Data-driven learning of Mori-Zwanzig operators for isotropic turbulence

Developing reduced-order models for turbulent flows, which contain dynamics over a wide range of scales, is an extremely challenging problem. In statistical mechanics, the Mori-Zwanzig (MZ) formalism provides a mathematically exact procedure for constructing reduced-order representations of high-dimensional dynamical systems, where the effects due to the unresolved dynamics are captured in the memory kernel and orthogonal dynamics. Turbulence models based on MZ formalism have been scarce due to the limited knowledge of the MZ operators, which originates from the difficulty in deriving MZ kernels for complex nonlinear dynamical systems. In this work, we apply a recently developed data-driven learning algorithm, which is based on Koopman's description of dynamical systems and Mori's linear projection operator, on a set of fully resolved isotropic turbulence datasets to extract the Mori-Zwanzig operators.
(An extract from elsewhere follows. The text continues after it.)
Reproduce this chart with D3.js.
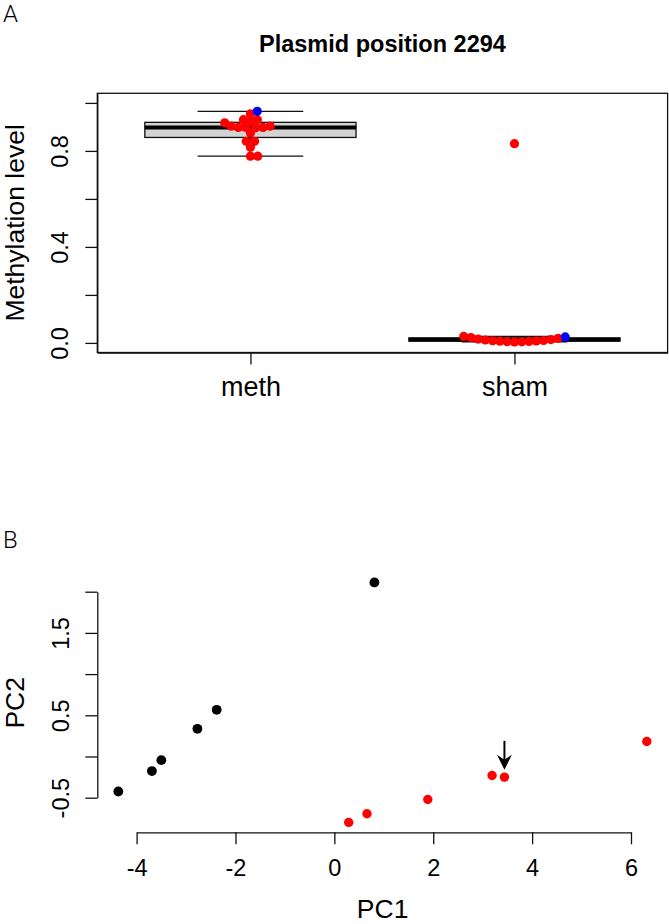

With data augmentation using known turbulence symmetries, the extracted Markov term, memory kernel, and orthogonal dynamics are statistically converged and the generalized fluctuation-dissipation relation can be verified. The properties of the memory kernel and orthogonal dynamics, and their dependence on the choices of observables are investigated to address the modeling assumptions that are commonly used in MZ-based models. A series of numerical experiments are then constructed using the extracted kernels to evaluate the memory effects on prediction. The results show that the prediction errors are strongly affected by the choice of observables and can be further reduced by including the past history of the observables in the memory kernel.